Em maio de 2013, ele se inscreveu para concorrer nas eleições presidenciais, mas para surpresa de analistas, sua candidatura não foi confirmada. Dois anos depois, em eleições para a Assembleia de Peritos, ele teve uma das votações mais expressivas de Teerã.
Em janeiro de 2017, ele morreu enquanto nadava na piscina. Alguns membros da família consideraram sua morte "suspeita".
Imagem banida na mídia em 2010: Mohammad Khatami
Mohammad Khatami tornou-se presidente do Irã em 1997, com mais de 20 milhões de votos. Mas desde os primeiros meses, os sinais de tensão foram evidentes nas camadas superiores do governo.
Khatami defendia liberalização econômica e reformas, incluindo maior liberdade de expressão.
Ao deixar o governo, ele se alinhou cada vez mais com reformistas e desde 2010 existe uma proibição — que é relaxada ou endurecida dependendo do momento político do Irã — de se publicar fotos de Khatami na mídia iraniana.
Mesmo estando praticamente afastado da atividade política no Irã, ele incentivou que reformistas participassem nas últimas eleições
Impedido de concorrer em 2017: Mahmoud Ahmadinejad
Mahmoud Ahmadinejad tornou-se presidente em junho de 2004. Declarações do aiatolá Khamenei e de outros clérigos próximos a ele indicavam que o establishment havia encontrado a pessoa mais alinhada possível para comandar a Presidência do país. Mas esta união política não durou muito.
Em 2009, um encontro entre Ahmadinejad e Khamenei ficou famoso. O presidente curvou-se para beijar a mão do líder iraniano, que se desviou. Ahmadinejad acabou beijando o ombro de Khamenei. O gesto foi visto como um repúdio do líder supremo.
Ahmadinejad insitiu na nomeação de Esfandiar Rahim Mashaei, um assessor próximo seu, a um cargo no governo.

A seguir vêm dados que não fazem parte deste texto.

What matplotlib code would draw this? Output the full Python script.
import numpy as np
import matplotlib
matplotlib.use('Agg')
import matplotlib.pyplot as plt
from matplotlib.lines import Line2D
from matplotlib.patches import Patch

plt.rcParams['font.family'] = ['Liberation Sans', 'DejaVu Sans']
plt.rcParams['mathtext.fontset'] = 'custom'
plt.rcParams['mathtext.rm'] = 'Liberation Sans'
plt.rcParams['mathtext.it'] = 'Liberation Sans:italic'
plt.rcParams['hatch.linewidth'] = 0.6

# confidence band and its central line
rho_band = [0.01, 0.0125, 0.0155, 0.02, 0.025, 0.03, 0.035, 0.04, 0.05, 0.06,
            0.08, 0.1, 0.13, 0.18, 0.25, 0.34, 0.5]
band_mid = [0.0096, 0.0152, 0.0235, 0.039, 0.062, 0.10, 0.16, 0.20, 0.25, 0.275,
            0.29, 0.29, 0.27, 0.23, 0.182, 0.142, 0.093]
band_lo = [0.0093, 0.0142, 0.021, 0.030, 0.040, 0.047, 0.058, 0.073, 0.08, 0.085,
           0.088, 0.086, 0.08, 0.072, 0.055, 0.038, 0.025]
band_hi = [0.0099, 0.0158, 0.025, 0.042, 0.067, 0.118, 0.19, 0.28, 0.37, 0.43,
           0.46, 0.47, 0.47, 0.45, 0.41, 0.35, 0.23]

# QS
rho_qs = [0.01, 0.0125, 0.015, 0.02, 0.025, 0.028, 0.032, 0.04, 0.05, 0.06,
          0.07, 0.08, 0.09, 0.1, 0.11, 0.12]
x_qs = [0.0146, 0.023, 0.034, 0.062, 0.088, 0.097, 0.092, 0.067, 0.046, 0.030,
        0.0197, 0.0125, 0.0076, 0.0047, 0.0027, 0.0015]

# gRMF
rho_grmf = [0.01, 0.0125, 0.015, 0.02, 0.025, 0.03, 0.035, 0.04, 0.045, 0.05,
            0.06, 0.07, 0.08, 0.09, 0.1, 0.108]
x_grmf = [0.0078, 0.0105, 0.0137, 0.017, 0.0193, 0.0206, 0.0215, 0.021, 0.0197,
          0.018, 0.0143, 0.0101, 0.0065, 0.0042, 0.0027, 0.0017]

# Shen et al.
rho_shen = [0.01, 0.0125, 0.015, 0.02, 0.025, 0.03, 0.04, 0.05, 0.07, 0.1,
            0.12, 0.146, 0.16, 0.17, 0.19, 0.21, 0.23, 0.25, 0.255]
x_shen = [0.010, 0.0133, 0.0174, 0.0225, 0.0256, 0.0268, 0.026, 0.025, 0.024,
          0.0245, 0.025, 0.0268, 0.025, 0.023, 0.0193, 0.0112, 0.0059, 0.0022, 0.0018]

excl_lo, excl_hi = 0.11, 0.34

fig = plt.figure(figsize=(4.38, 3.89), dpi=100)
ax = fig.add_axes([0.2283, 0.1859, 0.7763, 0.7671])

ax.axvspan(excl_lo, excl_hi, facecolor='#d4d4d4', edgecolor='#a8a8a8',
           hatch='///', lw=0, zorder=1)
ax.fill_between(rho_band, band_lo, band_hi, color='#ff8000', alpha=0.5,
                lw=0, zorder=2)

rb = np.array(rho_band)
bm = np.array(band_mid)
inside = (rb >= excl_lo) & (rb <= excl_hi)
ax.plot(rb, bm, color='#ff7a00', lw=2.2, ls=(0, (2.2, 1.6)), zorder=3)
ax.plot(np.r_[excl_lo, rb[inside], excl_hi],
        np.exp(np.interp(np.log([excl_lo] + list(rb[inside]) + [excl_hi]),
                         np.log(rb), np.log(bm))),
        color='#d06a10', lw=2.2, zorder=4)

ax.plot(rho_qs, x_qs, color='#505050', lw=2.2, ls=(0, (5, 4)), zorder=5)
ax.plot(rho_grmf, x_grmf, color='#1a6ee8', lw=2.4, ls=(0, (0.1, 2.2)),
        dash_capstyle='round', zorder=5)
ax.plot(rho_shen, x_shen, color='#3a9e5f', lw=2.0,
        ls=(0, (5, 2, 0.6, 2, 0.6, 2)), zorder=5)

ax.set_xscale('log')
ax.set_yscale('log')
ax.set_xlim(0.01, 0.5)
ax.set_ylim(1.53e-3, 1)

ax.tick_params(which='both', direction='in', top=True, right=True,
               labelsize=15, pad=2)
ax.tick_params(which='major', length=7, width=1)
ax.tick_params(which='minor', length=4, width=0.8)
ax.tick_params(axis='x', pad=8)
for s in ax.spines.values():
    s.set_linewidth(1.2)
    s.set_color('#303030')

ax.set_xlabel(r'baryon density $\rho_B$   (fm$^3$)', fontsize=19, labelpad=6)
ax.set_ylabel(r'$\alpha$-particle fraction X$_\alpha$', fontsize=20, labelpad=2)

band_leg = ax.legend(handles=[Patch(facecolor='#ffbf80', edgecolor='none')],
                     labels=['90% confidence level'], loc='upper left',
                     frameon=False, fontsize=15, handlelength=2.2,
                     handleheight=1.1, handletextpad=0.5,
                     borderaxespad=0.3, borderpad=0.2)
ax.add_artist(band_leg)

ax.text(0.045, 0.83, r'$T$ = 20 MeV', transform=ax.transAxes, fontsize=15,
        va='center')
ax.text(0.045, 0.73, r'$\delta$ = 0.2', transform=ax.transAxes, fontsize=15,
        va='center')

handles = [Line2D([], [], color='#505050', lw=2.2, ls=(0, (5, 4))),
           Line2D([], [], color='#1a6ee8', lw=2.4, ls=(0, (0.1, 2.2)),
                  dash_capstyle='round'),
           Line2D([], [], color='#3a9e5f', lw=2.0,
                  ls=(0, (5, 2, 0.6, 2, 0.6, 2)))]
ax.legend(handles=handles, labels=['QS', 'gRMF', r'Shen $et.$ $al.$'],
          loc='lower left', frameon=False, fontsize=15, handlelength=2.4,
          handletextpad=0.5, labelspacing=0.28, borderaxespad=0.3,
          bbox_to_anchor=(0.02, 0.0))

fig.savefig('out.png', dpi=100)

Os clérigos manifestaram publicamente seu repúdio ao nome.
Naquele ano, Ahmadinejad demitiu o ministro da Informação, Haider Moslehi. No entanto o líder supremo restituiu Moslehi no cargo. Em protesto, Ahmadinejad fez uma espécie de boicote a eventos oficiais, que durou 11 dias.

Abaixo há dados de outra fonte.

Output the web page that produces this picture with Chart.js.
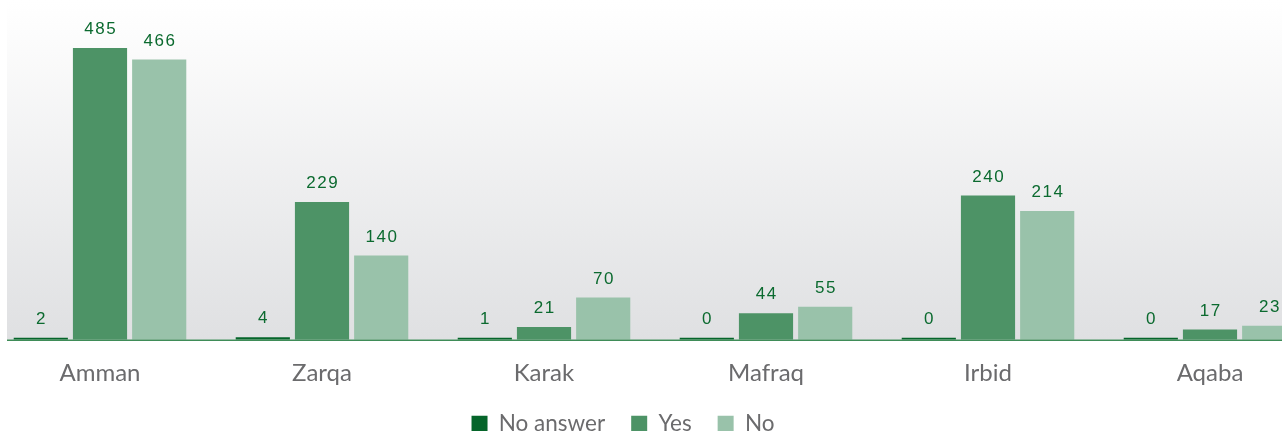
<!DOCTYPE html>
<html>
<head>
  <title>Responses by Governorate</title>
  <script src="https://cdn.jsdelivr.net/npm/chart.js"></script>
  <style>
    html, body { margin: 0; padding: 0; background: #fff; overflow: hidden; }
    #wrap { position: absolute; left: -11px; top: 0; width: 1332px; height: 445px; }
  </style>
</head>
<body>
  <div id="wrap"><canvas id="govChart"></canvas></div>

  <script>
    const governorates = ["Amman", "Zarqa", "Karak", "Mafraq", "Irbid", "Aqaba"];
    const noAnswer = [2, 4, 1, 0, 0, 0];
    const yes = [485, 229, 21, 44, 240, 17];
    const no = [466, 140, 70, 55, 214, 23];

    const BG_LEFT = 18;        // where the shaded panel starts inside the canvas
    const LEGEND_SHIFT = -32;  // legend sits a little left of centre

    // grey gradient panel behind the bars plus the green baseline
    const panelPlugin = {
      id: "panel",
      afterLayout(chart) {
        chart.legend.left += LEGEND_SHIFT;
        chart.legend.right += LEGEND_SHIFT;
      },
      beforeDraw(chart) {
        const { ctx, chartArea, width } = chart;
        const g = ctx.createLinearGradient(0, 0, 0, chartArea.bottom);
        g.addColorStop(0, "#ffffff");
        g.addColorStop(0.08, "#fdfdfd");
        g.addColorStop(1, "#dfe0e2");
        ctx.save();
        ctx.fillStyle = g;
        ctx.fillRect(BG_LEFT, 0, width - BG_LEFT, chartArea.bottom);
        ctx.restore();
      },
      afterDatasetsDraw(chart) {
        const { ctx, chartArea, width } = chart;
        ctx.save();
        ctx.strokeStyle = "#3f8c58";
        ctx.lineWidth = 1.5;
        ctx.beginPath();
        ctx.moveTo(BG_LEFT, chartArea.bottom + 0.5);
        ctx.lineTo(width, chartArea.bottom + 0.5);
        ctx.stroke();
        ctx.restore();
      }
    };

    // value labels above every bar
    const valueLabels = {
      id: "valueLabels",
      afterDatasetsDraw(chart) {
        const { ctx } = chart;
        const spacing = 1.5;
        ctx.save();
        ctx.font = "17px 'Liberation Sans', Arial, sans-serif";
        ctx.letterSpacing = spacing + "px";
        ctx.fillStyle = "#0b6a2f";
        ctx.textAlign = "center";
        ctx.textBaseline = "bottom";
        chart.data.datasets.forEach((ds, i) => {
          chart.getDatasetMeta(i).data.forEach((bar, j) => {
            ctx.fillText(String(ds.data[j]), bar.x + spacing / 2, bar.y - 10);
          });
        });
        ctx.restore();
      }
    };

    new Chart(document.getElementById("govChart"), {
      type: "bar",
      data: {
        labels: governorates,
        datasets: [
          { label: "No answer", data: noAnswer, backgroundColor: "#05652a" },
          { label: "Yes", data: yes, backgroundColor: "#4d9366" },
          { label: "No", data: no, backgroundColor: "#99c2aa" }
        ]
      },
      options: {
        responsive: true,
        maintainAspectRatio: false,
        animation: false,
        datasets: {
          bar: { categoryPercentage: 0.8, barPercentage: 0.915, minBarLength: 2 }
        },
        layout: { padding: { top: 15, left: 0, right: 0, bottom: 0 } },
        scales: {
          x: {
            grid: { display: false, drawTicks: false },
            border: { display: false },
            ticks: {
              color: "#6b6b6d",
              padding: 19,
              font: { family: "Lato", size: 24 }
            },
            afterFit(scale) {
              scale.height -= 20;
            }
          },
          y: { display: false, min: 0, max: 540 }
        },
        plugins: {
          legend: {
            position: "bottom",
            labels: {
              boxWidth: 16,
              boxHeight: 16,
              padding: 26,
              color: "#6b6b6d",
              font: { family: "Lato", size: 22.5 }
            }
          },
          tooltip: { enabled: false }
        }
      },
      plugins: [panelPlugin, valueLabels]
    });
  </script>
</body>
</html>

Quando foi anunciado que Ahmadinejad pretendia concorrer novamente à Presidência, em 2017, contra a vontade de Khamenei, o líder supremo disse que a estrutura política deveria ser alterada. Ahmadinejad foi impedido de concorrer nas eleições presidenciais daquele ano.
Impedido de concorrer em 2024: Hassan Rouhani
Hassan Rouhani era uma das figuras políticas mais conhecidas do Irã e foi eleito presidente em 2013.
Ele havia sido um dos principais negociadores do Irã com o Ocidente do programa nuclear iraniano.
Inicialmente ele recebeu apoio de Khamenei. Mas ao longo do governo, o líder supremo ficou insatisfeito com a postura de Khamenei diante das potências ocidentais nas negociações nucleares. Para o líder supremo, Rouhani não estava sendo duro o suficiente nas negociações.
Durante a sua Presidência, foram feitas acusações seus familiares, incluindo o seu irmão Hossein Fereydoun, que estaria cumprindo pena por corrupção.
Ao contrário de Mahmoud Ahmadinejad, Rouhani não fez críticas ao establishment do país. No entanto, mesmo assim, ele foi impedido de concorrer nas eleições para a Assembleia dos Peritos posteriormente.
Morto em queda de helicóptero em 2024: Ebrahim Raisi
O presidente do Irã, Ebrahim Raisi, morreu em um acidente de helicóptero no domingo (19/5).
A aeronave em que ele estava caiu em uma região montanhosa do noroeste do país em meio à forte neblina.
Ele viajava acompanhado do ministro das Relações Exteriores, Hossein Amir-Abdollahian, e de várias outras pessoas.
A morte de Raisi num acidente de helicóptero no domingo (19/5) bagunçou a crescente especulação sobre quem vai substituir o aiatolá Ali Khamenei, líder supremo de 85 anos, cuja própria saúde tem sido o foco de intenso interesse durante muito tempo.
Não se espera que o trágico destino do presidente linha-dura do Irã perturbe a direção política do país ou chegue a abalar a República Islâmica.
Mas os acontecimentos das últimas horas vão testar um sistema onde os conservadores de linha dura dominam todos os ramos do poder, segundo a correspondente da BBC Lyse Doucet.